A system equipped with predictive analytics can optimize calculations for dynamic safety stock management, which accounts for variations in demand, including uncertainty in the forecast, so your business can always hit its target. 

While these features offer versatile tools, they must be properly implemented to make a tangible difference to a business’s inventory management strategies. Consider the following qualities that inventory management software needs to effectively integrate with a business’s existing systems: 

Data collection and preparation  

Meaningful analysis can only lead to actionable strategies if it starts with clean and accurate data, including relevant historical sales data and inventory data.
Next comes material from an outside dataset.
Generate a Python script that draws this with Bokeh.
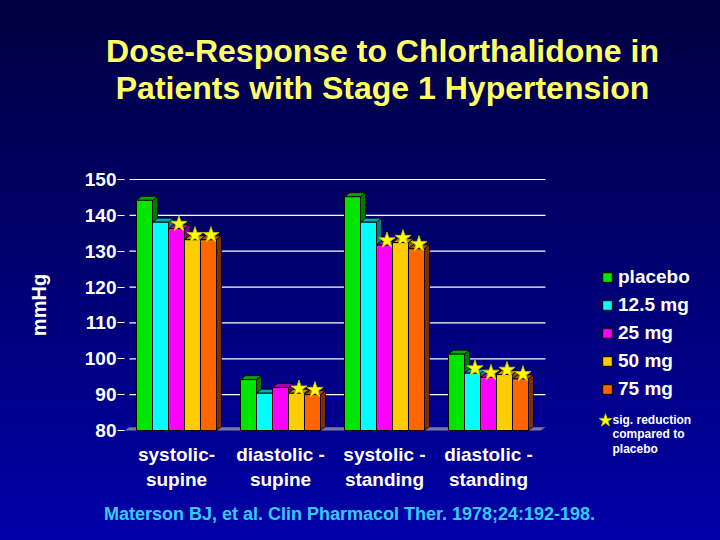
from bokeh.plotting import figure
from bokeh.models import (Label, Legend, LegendItem, FixedTicker, Range1d)
from bokeh.embed import file_html
from bokeh.resources import INLINE

# ---- data ----
categories = ["systolic-\nsupine", "diastolic -\nsupine", "systolic -\nstanding", "diastolic -\nstanding"]
series_names = ["placebo", "12.5 mg", "25 mg", "50 mg", "75 mg"]
placebo = [144.2, 94.2, 145.2, 101.3]
mg12_5 = [138.1, 90.4, 138.1, 96.0]
mg25 = [136.3, 92.0, 131.7, 94.8]
mg50 = [133.2, 90.4, 132.4, 95.6]
mg75 = [133.2, 90.0, 130.7, 94.4]
sig12_5 = [False, False, False, True]
sig25 = [True, False, True, True]
sig50 = [True, True, True, True]
sig75 = [True, True, True, True]
sigplacebo = [False, False, False, False]
y_ticks = [80, 90, 100, 110, 120, 130, 140, 150]
note_lines = ["sig. reduction", "compared to", "placebo"]

values = [placebo, mg12_5, mg25, mg50, mg75]
sigs = [sigplacebo, sig12_5, sig25, sig50, sig75]

front_colors = ["#00E600", "#00FFFF", "#FF00FF", "#FFCC00", "#FF6600"]
top_colors = ["#00A800", "#00B0B0", "#B000B0", "#B88C00", "#B84800"]
side_colors = ["#007A00", "#008080", "#800080", "#806000", "#803000"]

FONT = "Liberation Sans"
W, H = 720, 540

# frame covers the whole canvas; chart region: x -0.5..3.5 -> px 124..540, y 80..150 -> px 430..179
ppx = 104.0
ppy = 251.0 / 70.0
x_lo = -0.5 - 124 / ppx
x_hi = 3.5 + (W - 540) / ppx
y_lo = 80 - (H - 430) / ppy
y_hi = 150 + 179 / ppy

p = figure(width=W, height=H, x_range=Range1d(x_lo, x_hi), y_range=Range1d(y_lo, y_hi),
           output_backend="svg", toolbar_location=None,
           min_border_left=0, min_border_right=0, min_border_top=0, min_border_bottom=0)
p.background_fill_color = None
p.border_fill_color = None
p.outline_line_color = None
p.styles = {"background": "linear-gradient(to bottom, #000040 0%, #00006C 45%, #0000A8 100%)"}

p.xgrid.visible = False
p.ygrid.visible = False

# axes drawn at fixed data locations
p.yaxis.fixed_location = -0.5
p.yaxis.bounds = (80, 150)
p.yaxis.ticker = FixedTicker(ticks=y_ticks)
p.yaxis.axis_line_color = None
p.yaxis.major_tick_line_color = "white"
p.yaxis.major_tick_out = 7
p.yaxis.major_tick_in = 0
p.yaxis.minor_tick_line_color = None
p.yaxis.major_label_text_color = "white"
p.yaxis.major_label_text_font = FONT
p.yaxis.major_label_text_font_style = "bold"
p.yaxis.major_label_text_font_size = "19px"
p.yaxis.major_label_standoff = 1
p.yaxis.axis_label = "mmHg"
p.yaxis.axis_label_text_color = "white"
p.yaxis.axis_label_text_font = FONT
p.yaxis.axis_label_text_font_style = "bold"
p.yaxis.axis_label_text_font_size = "20px"
p.yaxis.axis_label_standoff = 32

p.xaxis.fixed_location = 80
p.xaxis.bounds = (-0.5, 3.5)
p.xaxis.ticker = FixedTicker(ticks=list(range(len(categories))))
p.xaxis.major_label_overrides = {i: c for i, c in enumerate(categories)}
p.xaxis.axis_line_color = None
p.xaxis.major_tick_line_color = None
p.xaxis.minor_tick_line_color = None
p.xaxis.major_label_text_color = "white"
p.xaxis.major_label_text_font = FONT
p.xaxis.major_label_text_font_style = "bold"
p.xaxis.major_label_text_font_size = "19px"
p.xaxis.major_label_standoff = 7

bw = 0.1538
dx = 0.048
dy = 1.1

# grid lines on back wall
gt = y_ticks[1:]
p.segment(x0=[-0.5 + dx] * len(gt), x1=[3.5 + dx] * len(gt), y0=gt, y1=gt, line_color="white", line_width=1.2)

# floor
p.patch(x=[-0.5, 3.5, 3.5 + dx, -0.5 + dx], y=[80, 80, 80 + dy * 0.8, 80 + dy * 0.8],
        fill_color="#7878A8", line_color=None)

front_renderers = []
star_renderer = None
for i, (vals, sig) in enumerate(zip(values, sigs)):
    off = (i - 2) * bw
    xs = [g + off for g in range(len(vals))]
    side_x, side_y, top_x, top_y = [], [], [], []
    for x, v in zip(xs, vals):
        x0, x1 = x - bw / 2, x + bw / 2
        side_x.append([x1, x1 + dx, x1 + dx, x1])
        side_y.append([80, 80 + dy, v + dy, v])
        top_x.append([x0, x1, x1 + dx, x0 + dx])
        top_y.append([v, v, v + dy, v + dy])
    p.patches(xs=side_x, ys=side_y, fill_color=side_colors[i], line_color="black", line_width=0.8)
    p.patches(xs=top_x, ys=top_y, fill_color=top_colors[i], line_color="black", line_width=0.8)
    r = p.vbar(x=xs, top=vals, bottom=80, width=bw, fill_color=front_colors[i],
               line_color="black", line_width=1)
    front_renderers.append(r)

for i, (vals, sig) in enumerate(zip(values, sigs)):
    off = (i - 2) * bw
    sx = [g + off + dx / 2 for g, s in zip(range(len(vals)), sig) if s]
    sy = [v + 1.3 for v, s in zip(vals, sig) if s]
    if sx:
        sr = p.scatter(x=sx, y=sy, marker="star", size=17, fill_color="#FFFF00",
                       line_color="#C8C800", line_width=0.8)
        star_renderer = sr

legend = Legend(items=[LegendItem(label=n, renderers=[r]) for n, r in zip(series_names, front_renderers)],
                location=(601, H - 400), padding=0, margin=0, spacing=6,
                glyph_width=12, glyph_height=12, label_standoff=5, label_height=20,
                label_text_color="white", label_text_font=FONT, label_text_font_style="bold",
                label_text_font_size="19px", border_line_color=None, background_fill_alpha=0)
p.add_layout(legend)

# star key (glyph only), text drawn as labels
legend2 = Legend(items=[LegendItem(label=" ", renderers=[star_renderer])],
                 location=(588, H - 437), padding=0, margin=0, spacing=0,
                 glyph_width=34, glyph_height=34, label_standoff=0, label_height=14,
                 label_text_color="white", label_text_font=FONT, label_text_font_style="bold",
                 label_text_font_size="12px", border_line_color=None, background_fill_alpha=0)
p.add_layout(legend2)

for k, t in enumerate(note_lines):
    p.add_layout(Label(x=612, y=H - 419 - 14.5 * k, x_units="screen", y_units="screen", text=t,
                       text_color="white", text_font=FONT, text_font_style="bold",
                       text_font_size="12px", text_baseline="middle", text_align="left"))

title_lines = ["Dose-Response to Chlorthalidone in", "Patients with Stage 1 Hypertension"]
for k, t in enumerate(title_lines):
    p.add_layout(Label(x=382, y=H - 50 - 37 * k, x_units="screen", y_units="screen", text=t,
                       text_color="#FFFF66", text_font=FONT, text_font_style="bold",
                       text_font_size="32px", text_baseline="middle", text_align="center"))

p.add_layout(Label(x=349, y=H - 513, x_units="screen", y_units="screen",
                   text="Materson BJ, et al. Clin Pharmacol Ther. 1978;24:192-198.",
                   text_color="#33CCFF", text_font=FONT, text_font_style="bold",
                   text_font_size="18px", text_baseline="middle", text_align="center"))

open("out.html", "w").write(file_html(p, INLINE))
Systems cannot accurately create reordering strategies without real-time updates to numerous factors, including: 

  • Product IDs 
  • Product names 
  • Product locations 
  • Product measurements 
  • Minimum inventory 
  • Reorder points 
  • Order details 
  • Supplier IDs 

To diagnose inventory issues, inventory control management systems need to have complete records of this information. On top of these basic identifiers, historical sales data, supplier behavior, external factors, consumer demand trends, seasonal changes, and more all have to be processed by the system to accurately predict your inventory needs. 
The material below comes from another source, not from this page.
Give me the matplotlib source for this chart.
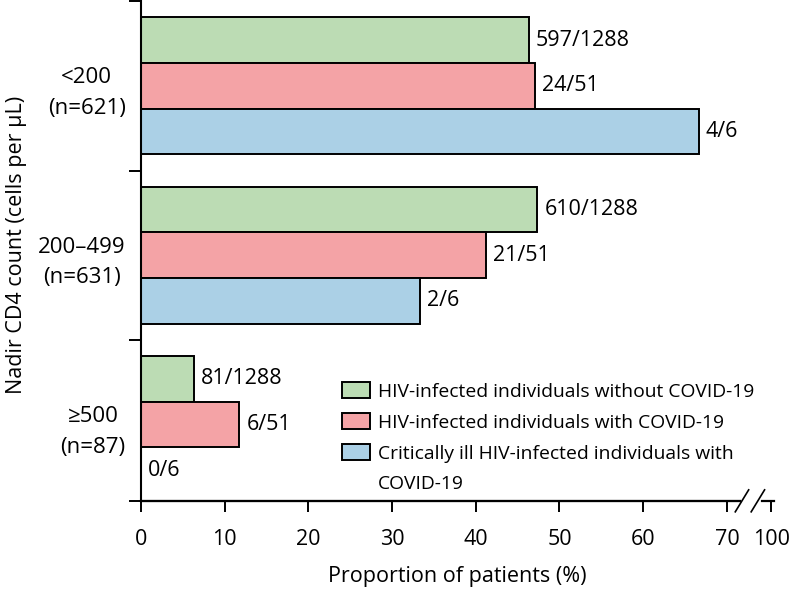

Cross-functional collaboration 

Your workflow likely relies on multiple systems working in tandem. These include production scheduling, capacity planning, work order management, sales, manufacturing, and more. Shared insights generated by advanced analytics lead to effective reordering strategies. 

Imagine this scenario: an item that is normally a low-seller at a certain time of year unexpectedly increases in demand. Your production schedule is now behind where it should be to prevent stock outs, forcing you to dip into safety stock or even cancel outstanding orders. 

With analytics capable of cross-functional collaboration, a more accurate demand forecast could predict this demand shift and key the production schedule ahead of time to keep your supply chain ahead of your customer’s needs instead of struggling to catch up to them. 

The data points and strategies your business uses to optimize its replenishment strategy one minute may be outdated the next. Demand is always changing – sometimes predictably and other times due to unforeseen factors. The goal of management has become prediction and response. The faster the response, the better equipped to stay ahead of the competition a business will be. 

Analytics-driven reordering strategies iterate on changing conditions based on the numerous factors they monitor in real-time, allowing businesses to automate their workloads for continuous adaptation. In short, optimizing reordering strategies is an ongoing process. It stands to reason that businesses need an ongoing solution as well.